### Data segment
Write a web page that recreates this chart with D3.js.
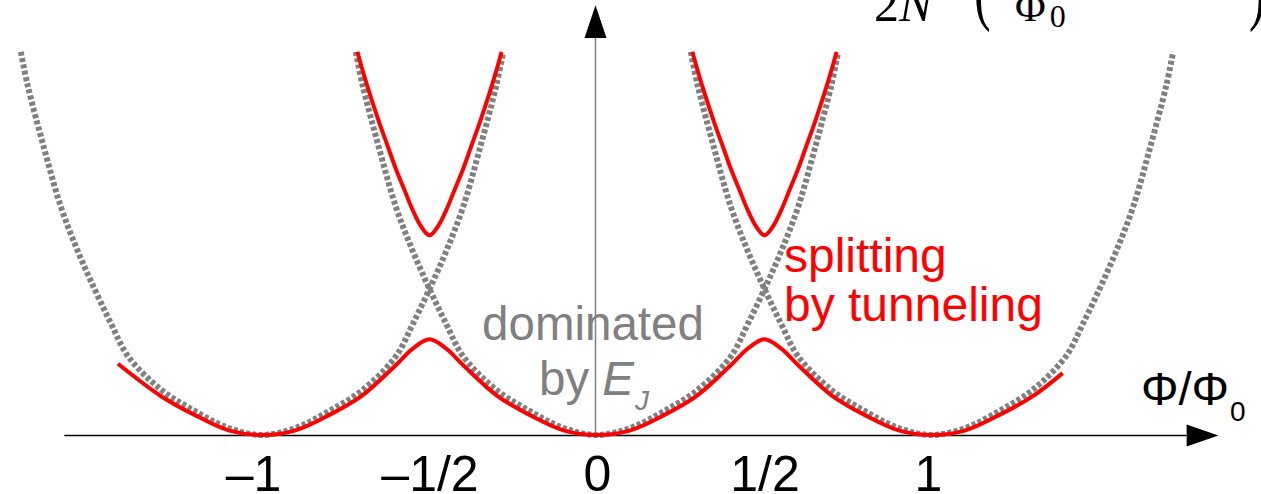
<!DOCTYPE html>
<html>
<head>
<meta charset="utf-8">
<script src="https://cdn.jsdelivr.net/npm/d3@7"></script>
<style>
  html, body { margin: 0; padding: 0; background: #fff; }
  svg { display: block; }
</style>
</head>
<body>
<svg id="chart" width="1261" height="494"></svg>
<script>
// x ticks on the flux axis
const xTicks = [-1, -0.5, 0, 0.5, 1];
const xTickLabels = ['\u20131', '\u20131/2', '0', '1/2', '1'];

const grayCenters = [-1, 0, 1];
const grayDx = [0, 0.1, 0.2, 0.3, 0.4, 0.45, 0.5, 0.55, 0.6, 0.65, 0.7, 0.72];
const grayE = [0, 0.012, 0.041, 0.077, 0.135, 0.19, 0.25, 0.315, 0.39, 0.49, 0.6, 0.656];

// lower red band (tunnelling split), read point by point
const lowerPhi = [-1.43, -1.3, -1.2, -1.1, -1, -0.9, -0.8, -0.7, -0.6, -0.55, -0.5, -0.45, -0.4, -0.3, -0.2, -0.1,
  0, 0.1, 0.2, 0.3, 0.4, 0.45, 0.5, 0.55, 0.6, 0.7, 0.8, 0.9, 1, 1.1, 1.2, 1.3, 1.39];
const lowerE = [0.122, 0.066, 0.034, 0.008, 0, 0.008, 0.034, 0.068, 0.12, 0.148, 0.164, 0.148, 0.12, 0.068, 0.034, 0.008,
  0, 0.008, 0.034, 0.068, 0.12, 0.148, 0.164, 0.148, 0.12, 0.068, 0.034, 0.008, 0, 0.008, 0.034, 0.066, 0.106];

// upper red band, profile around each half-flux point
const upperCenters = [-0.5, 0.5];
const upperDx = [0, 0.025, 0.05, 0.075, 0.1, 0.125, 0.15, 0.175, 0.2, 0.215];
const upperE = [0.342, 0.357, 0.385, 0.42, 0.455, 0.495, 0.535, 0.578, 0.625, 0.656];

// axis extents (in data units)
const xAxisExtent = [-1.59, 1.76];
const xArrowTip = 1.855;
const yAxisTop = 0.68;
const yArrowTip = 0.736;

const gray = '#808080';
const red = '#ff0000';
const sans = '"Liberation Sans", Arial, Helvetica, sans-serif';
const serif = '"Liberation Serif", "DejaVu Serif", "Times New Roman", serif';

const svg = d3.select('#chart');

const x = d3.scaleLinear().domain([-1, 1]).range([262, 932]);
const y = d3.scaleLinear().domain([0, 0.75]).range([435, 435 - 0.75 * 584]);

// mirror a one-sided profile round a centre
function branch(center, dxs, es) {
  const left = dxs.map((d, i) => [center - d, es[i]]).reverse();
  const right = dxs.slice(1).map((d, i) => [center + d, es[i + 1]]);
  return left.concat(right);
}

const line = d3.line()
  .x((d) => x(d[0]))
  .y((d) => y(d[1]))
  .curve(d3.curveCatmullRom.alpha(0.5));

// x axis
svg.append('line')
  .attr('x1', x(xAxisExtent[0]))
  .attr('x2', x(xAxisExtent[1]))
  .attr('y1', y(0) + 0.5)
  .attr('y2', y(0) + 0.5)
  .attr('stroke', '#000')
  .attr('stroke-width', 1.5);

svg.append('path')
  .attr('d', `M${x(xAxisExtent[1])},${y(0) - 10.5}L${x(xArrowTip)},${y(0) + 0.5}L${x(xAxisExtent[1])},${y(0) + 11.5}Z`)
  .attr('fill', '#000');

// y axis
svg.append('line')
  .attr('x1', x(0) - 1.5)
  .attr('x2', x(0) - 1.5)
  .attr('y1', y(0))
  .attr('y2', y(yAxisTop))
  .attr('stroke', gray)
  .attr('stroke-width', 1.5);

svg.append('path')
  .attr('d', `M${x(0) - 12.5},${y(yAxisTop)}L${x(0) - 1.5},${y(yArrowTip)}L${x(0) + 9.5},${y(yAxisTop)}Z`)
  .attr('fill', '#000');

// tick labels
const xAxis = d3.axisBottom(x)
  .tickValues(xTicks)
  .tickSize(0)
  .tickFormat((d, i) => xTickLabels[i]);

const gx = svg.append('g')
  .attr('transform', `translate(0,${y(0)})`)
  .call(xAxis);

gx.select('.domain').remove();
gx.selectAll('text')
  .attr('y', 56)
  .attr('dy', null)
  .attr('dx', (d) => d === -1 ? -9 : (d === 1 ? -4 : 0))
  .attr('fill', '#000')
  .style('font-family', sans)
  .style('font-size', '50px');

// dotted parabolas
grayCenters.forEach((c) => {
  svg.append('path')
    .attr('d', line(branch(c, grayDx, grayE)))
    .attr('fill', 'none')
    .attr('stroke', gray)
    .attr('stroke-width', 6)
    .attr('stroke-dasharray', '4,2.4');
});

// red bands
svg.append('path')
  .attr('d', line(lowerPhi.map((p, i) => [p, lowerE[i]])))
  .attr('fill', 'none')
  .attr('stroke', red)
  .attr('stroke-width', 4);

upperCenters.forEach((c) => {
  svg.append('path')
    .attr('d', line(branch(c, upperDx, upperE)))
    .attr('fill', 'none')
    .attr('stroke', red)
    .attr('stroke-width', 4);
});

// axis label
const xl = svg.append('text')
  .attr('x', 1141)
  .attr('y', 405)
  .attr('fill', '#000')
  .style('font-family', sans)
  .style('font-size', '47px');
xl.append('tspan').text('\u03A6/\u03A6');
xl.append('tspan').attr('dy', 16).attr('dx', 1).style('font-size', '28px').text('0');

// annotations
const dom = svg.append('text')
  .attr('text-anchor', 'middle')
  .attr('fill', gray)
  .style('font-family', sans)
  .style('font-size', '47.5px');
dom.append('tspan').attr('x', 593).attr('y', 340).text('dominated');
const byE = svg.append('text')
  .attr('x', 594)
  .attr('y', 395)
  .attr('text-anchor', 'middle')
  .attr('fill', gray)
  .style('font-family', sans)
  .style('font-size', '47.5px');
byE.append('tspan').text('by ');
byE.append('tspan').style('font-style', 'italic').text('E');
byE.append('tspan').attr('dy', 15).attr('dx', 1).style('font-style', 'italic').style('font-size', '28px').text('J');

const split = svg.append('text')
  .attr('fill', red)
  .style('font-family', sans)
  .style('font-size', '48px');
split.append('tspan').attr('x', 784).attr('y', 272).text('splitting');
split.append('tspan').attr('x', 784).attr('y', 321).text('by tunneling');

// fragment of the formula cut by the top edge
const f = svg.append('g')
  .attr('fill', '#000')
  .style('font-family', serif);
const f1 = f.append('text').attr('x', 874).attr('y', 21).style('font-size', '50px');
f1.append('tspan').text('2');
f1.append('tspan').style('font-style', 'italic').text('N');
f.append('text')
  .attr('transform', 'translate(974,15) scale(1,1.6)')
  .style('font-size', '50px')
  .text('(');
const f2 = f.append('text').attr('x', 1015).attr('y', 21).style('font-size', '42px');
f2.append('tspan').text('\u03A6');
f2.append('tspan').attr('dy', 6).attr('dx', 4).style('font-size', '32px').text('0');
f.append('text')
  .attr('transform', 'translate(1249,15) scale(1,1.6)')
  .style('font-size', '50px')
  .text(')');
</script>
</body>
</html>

### Task brief
Output the data exactly. Pictures don't belong in the result.

### Correct result
Write a web page that recreates this chart with D3.js.
<!DOCTYPE html>
<html>
<head>
<meta charset="utf-8">
<script src="https://cdn.jsdelivr.net/npm/d3@7"></script>
<style>
  html, body { margin: 0; padding: 0; background: #fff; }
  svg { display: block; }
</style>
</head>
<body>
<svg id="chart" width="1261" height="494"></svg>
<script>
// x ticks on the flux axis
const xTicks = [-1, -0.5, 0, 0.5, 1];
const xTickLabels = ['\u20131', '\u20131/2', '0', '1/2', '1'];

const grayCenters = [-1, 0, 1];
const grayDx = [0, 0.1, 0.2, 0.3, 0.4, 0.45, 0.5, 0.55, 0.6, 0.65, 0.7, 0.72];
const grayE = [0, 0.012, 0.041, 0.077, 0.135, 0.19, 0.25, 0.315, 0.39, 0.49, 0.6, 0.656];

// lower red band (tunnelling split), read point by point
const lowerPhi = [-1.43, -1.3, -1.2, -1.1, -1, -0.9, -0.8, -0.7, -0.6, -0.55, -0.5, -0.45, -0.4, -0.3, -0.2, -0.1,
  0, 0.1, 0.2, 0.3, 0.4, 0.45, 0.5, 0.55, 0.6, 0.7, 0.8, 0.9, 1, 1.1, 1.2, 1.3, 1.39];
const lowerE = [0.122, 0.066, 0.034, 0.008, 0, 0.008, 0.034, 0.068, 0.12, 0.148, 0.164, 0.148, 0.12, 0.068, 0.034, 0.008,
  0, 0.008, 0.034, 0.068, 0.12, 0.148, 0.164, 0.148, 0.12, 0.068, 0.034, 0.008, 0, 0.008, 0.034, 0.066, 0.106];

// upper red band, profile around each half-flux point
const upperCenters = [-0.5, 0.5];
const upperDx = [0, 0.025, 0.05, 0.075, 0.1, 0.125, 0.15, 0.175, 0.2, 0.215];
const upperE = [0.342, 0.357, 0.385, 0.42, 0.455, 0.495, 0.535, 0.578, 0.625, 0.656];

// axis extents (in data units)
const xAxisExtent = [-1.59, 1.76];
const xArrowTip = 1.855;
const yAxisTop = 0.68;
const yArrowTip = 0.736;

const gray = '#808080';
const red = '#ff0000';
const sans = '"Liberation Sans", Arial, Helvetica, sans-serif';
const serif = '"Liberation Serif", "DejaVu Serif", "Times New Roman", serif';

const svg = d3.select('#chart');

const x = d3.scaleLinear().domain([-1, 1]).range([262, 932]);
const y = d3.scaleLinear().domain([0, 0.75]).range([435, 435 - 0.75 * 584]);

// mirror a one-sided profile round a centre
function branch(center, dxs, es) {
  const left = dxs.map((d, i) => [center - d, es[i]]).reverse();
  const right = dxs.slice(1).map((d, i) => [center + d, es[i + 1]]);
  return left.concat(right);
}

const line = d3.line()
  .x((d) => x(d[0]))
  .y((d) => y(d[1]))
  .curve(d3.curveCatmullRom.alpha(0.5));

// x axis
svg.append('line')
  .attr('x1', x(xAxisExtent[0]))
  .attr('x2', x(xAxisExtent[1]))
  .attr('y1', y(0) + 0.5)
  .attr('y2', y(0) + 0.5)
  .attr('stroke', '#000')
  .attr('stroke-width', 1.5);

svg.append('path')
  .attr('d', `M${x(xAxisExtent[1])},${y(0) - 10.5}L${x(xArrowTip)},${y(0) + 0.5}L${x(xAxisExtent[1])},${y(0) + 11.5}Z`)
  .attr('fill', '#000');

// y axis
svg.append('line')
  .attr('x1', x(0) - 1.5)
  .attr('x2', x(0) - 1.5)
  .attr('y1', y(0))
  .attr('y2', y(yAxisTop))
  .attr('stroke', gray)
  .attr('stroke-width', 1.5);

svg.append('path')
  .attr('d', `M${x(0) - 12.5},${y(yAxisTop)}L${x(0) - 1.5},${y(yArrowTip)}L${x(0) + 9.5},${y(yAxisTop)}Z`)
  .attr('fill', '#000');

// tick labels
const xAxis = d3.axisBottom(x)
  .tickValues(xTicks)
  .tickSize(0)
  .tickFormat((d, i) => xTickLabels[i]);

const gx = svg.append('g')
  .attr('transform', `translate(0,${y(0)})`)
  .call(xAxis);

gx.select('.domain').remove();
gx.selectAll('text')
  .attr('y', 56)
  .attr('dy', null)
  .attr('dx', (d) => d === -1 ? -9 : (d === 1 ? -4 : 0))
  .attr('fill', '#000')
  .style('font-family', sans)
  .style('font-size', '50px');

// dotted parabolas
grayCenters.forEach((c) => {
  svg.append('path')
    .attr('d', line(branch(c, grayDx, grayE)))
    .attr('fill', 'none')
    .attr('stroke', gray)
    .attr('stroke-width', 6)
    .attr('stroke-dasharray', '4,2.4');
});

// red bands
svg.append('path')
  .attr('d', line(lowerPhi.map((p, i) => [p, lowerE[i]])))
  .attr('fill', 'none')
  .attr('stroke', red)
  .attr('stroke-width', 4);

upperCenters.forEach((c) => {
  svg.append('path')
    .attr('d', line(branch(c, upperDx, upperE)))
    .attr('fill', 'none')
    .attr('stroke', red)
    .attr('stroke-width', 4);
});

// axis label
const xl = svg.append('text')
  .attr('x', 1141)
  .attr('y', 405)
  .attr('fill', '#000')
  .style('font-family', sans)
  .style('font-size', '47px');
xl.append('tspan').text('\u03A6/\u03A6');
xl.append('tspan').attr('dy', 16).attr('dx', 1).style('font-size', '28px').text('0');

// annotations
const dom = svg.append('text')
  .attr('text-anchor', 'middle')
  .attr('fill', gray)
  .style('font-family', sans)
  .style('font-size', '47.5px');
dom.append('tspan').attr('x', 593).attr('y', 340).text('dominated');
const byE = svg.append('text')
  .attr('x', 594)
  .attr('y', 395)
  .attr('text-anchor', 'middle')
  .attr('fill', gray)
  .style('font-family', sans)
  .style('font-size', '47.5px');
byE.append('tspan').text('by ');
byE.append('tspan').style('font-style', 'italic').text('E');
byE.append('tspan').attr('dy', 15).attr('dx', 1).style('font-style', 'italic').style('font-size', '28px').text('J');

const split = svg.append('text')
  .attr('fill', red)
  .style('font-family', sans)
  .style('font-size', '48px');
split.append('tspan').attr('x', 784).attr('y', 272).text('splitting');
split.append('tspan').attr('x', 784).attr('y', 321).text('by tunneling');

// fragment of the formula cut by the top edge
const f = svg.append('g')
  .attr('fill', '#000')
  .style('font-family', serif);
const f1 = f.append('text').attr('x', 874).attr('y', 21).style('font-size', '50px');
f1.append('tspan').text('2');
f1.append('tspan').style('font-style', 'italic').text('N');
f.append('text')
  .attr('transform', 'translate(974,15) scale(1,1.6)')
  .style('font-size', '50px')
  .text('(');
const f2 = f.append('text').attr('x', 1015).attr('y', 21).style('font-size', '42px');
f2.append('tspan').text('\u03A6');
f2.append('tspan').attr('dy', 6).attr('dx', 4).style('font-size', '32px').text('0');
f.append('text')
  .attr('transform', 'translate(1249,15) scale(1,1.6)')
  .style('font-size', '50px')
  .text(')');
</script>
</body>
</html>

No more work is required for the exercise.